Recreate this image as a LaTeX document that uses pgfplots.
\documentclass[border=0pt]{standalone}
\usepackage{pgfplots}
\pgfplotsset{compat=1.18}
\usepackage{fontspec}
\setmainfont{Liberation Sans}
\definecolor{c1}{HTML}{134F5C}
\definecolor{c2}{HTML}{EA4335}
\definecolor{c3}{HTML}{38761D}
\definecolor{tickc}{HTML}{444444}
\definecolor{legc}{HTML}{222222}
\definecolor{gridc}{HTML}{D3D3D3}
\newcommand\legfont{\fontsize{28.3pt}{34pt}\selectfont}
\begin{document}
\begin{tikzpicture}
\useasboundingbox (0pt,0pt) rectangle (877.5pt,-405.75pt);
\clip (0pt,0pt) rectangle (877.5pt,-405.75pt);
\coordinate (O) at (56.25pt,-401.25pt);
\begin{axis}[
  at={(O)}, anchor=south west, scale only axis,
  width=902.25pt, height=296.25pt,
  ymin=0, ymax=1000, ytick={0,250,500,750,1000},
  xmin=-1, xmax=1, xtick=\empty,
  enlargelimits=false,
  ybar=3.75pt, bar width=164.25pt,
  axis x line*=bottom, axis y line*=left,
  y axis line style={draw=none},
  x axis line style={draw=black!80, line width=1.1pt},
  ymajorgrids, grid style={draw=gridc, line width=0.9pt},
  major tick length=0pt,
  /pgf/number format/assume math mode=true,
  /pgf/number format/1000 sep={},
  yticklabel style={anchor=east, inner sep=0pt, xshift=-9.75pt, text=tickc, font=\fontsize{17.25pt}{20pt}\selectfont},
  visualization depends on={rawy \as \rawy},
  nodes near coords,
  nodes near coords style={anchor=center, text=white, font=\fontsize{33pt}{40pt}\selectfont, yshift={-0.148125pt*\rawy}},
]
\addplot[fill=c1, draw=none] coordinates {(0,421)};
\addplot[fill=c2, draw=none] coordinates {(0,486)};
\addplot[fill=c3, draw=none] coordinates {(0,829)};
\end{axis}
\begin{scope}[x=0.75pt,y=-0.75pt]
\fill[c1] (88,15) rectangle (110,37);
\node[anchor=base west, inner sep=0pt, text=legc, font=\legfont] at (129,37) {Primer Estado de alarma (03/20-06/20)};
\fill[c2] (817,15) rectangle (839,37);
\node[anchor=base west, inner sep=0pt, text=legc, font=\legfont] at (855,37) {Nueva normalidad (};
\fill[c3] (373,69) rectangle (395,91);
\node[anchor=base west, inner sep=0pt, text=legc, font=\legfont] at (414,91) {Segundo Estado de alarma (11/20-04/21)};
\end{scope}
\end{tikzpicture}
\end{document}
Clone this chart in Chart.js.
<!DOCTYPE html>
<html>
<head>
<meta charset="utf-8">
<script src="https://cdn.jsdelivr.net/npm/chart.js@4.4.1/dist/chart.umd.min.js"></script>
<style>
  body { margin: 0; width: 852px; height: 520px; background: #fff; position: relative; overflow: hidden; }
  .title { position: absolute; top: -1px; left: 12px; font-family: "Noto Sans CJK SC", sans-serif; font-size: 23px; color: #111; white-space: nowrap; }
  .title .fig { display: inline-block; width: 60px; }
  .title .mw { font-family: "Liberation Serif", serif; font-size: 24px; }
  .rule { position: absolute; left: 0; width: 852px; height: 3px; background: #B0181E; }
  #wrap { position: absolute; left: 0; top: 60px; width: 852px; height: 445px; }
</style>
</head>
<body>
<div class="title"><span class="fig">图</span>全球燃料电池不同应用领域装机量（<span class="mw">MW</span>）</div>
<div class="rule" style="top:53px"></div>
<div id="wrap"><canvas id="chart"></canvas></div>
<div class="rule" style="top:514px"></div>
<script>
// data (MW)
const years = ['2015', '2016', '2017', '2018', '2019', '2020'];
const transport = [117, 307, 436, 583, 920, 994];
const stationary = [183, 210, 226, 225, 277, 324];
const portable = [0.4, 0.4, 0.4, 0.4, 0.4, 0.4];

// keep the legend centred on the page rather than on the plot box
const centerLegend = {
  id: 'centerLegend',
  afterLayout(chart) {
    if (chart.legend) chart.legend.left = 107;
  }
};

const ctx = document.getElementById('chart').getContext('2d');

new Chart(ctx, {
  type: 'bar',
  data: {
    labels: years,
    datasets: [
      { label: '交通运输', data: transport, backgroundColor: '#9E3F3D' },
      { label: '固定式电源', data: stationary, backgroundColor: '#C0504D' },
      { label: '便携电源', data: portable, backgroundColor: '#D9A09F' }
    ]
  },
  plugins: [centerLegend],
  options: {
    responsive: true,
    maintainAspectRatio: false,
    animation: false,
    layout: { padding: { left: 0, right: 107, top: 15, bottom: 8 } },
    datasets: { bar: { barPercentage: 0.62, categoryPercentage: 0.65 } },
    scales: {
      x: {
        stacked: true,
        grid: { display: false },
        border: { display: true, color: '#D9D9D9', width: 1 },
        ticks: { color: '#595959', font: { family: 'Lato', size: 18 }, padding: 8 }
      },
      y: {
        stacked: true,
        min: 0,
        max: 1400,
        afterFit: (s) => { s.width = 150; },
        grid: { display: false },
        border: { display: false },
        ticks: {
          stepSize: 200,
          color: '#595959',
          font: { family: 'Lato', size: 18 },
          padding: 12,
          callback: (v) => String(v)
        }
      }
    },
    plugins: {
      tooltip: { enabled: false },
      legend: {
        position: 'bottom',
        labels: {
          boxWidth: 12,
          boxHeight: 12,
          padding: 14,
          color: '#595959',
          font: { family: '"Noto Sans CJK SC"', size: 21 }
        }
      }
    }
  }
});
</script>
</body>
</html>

Do this => Of the entries above, repeat exactly the lines from the line with "Clone this chart in Chart.js." through the line with "const ctx = document.getElementById('chart').getContext('2d');", both of them included.

Task response =>
Clone this chart in Chart.js.
<!DOCTYPE html>
<html>
<head>
<meta charset="utf-8">
<script src="https://cdn.jsdelivr.net/npm/chart.js@4.4.1/dist/chart.umd.min.js"></script>
<style>
  body { margin: 0; width: 852px; height: 520px; background: #fff; position: relative; overflow: hidden; }
  .title { position: absolute; top: -1px; left: 12px; font-family: "Noto Sans CJK SC", sans-serif; font-size: 23px; color: #111; white-space: nowrap; }
  .title .fig { display: inline-block; width: 60px; }
  .title .mw { font-family: "Liberation Serif", serif; font-size: 24px; }
  .rule { position: absolute; left: 0; width: 852px; height: 3px; background: #B0181E; }
  #wrap { position: absolute; left: 0; top: 60px; width: 852px; height: 445px; }
</style>
</head>
<body>
<div class="title"><span class="fig">图</span>全球燃料电池不同应用领域装机量（<span class="mw">MW</span>）</div>
<div class="rule" style="top:53px"></div>
<div id="wrap"><canvas id="chart"></canvas></div>
<div class="rule" style="top:514px"></div>
<script>
// data (MW)
const years = ['2015', '2016', '2017', '2018', '2019', '2020'];
const transport = [117, 307, 436, 583, 920, 994];
const stationary = [183, 210, 226, 225, 277, 324];
const portable = [0.4, 0.4, 0.4, 0.4, 0.4, 0.4];

// keep the legend centred on the page rather than on the plot box
const centerLegend = {
  id: 'centerLegend',
  afterLayout(chart) {
    if (chart.legend) chart.legend.left = 107;
  }
};

const ctx = document.getElementById('chart').getContext('2d');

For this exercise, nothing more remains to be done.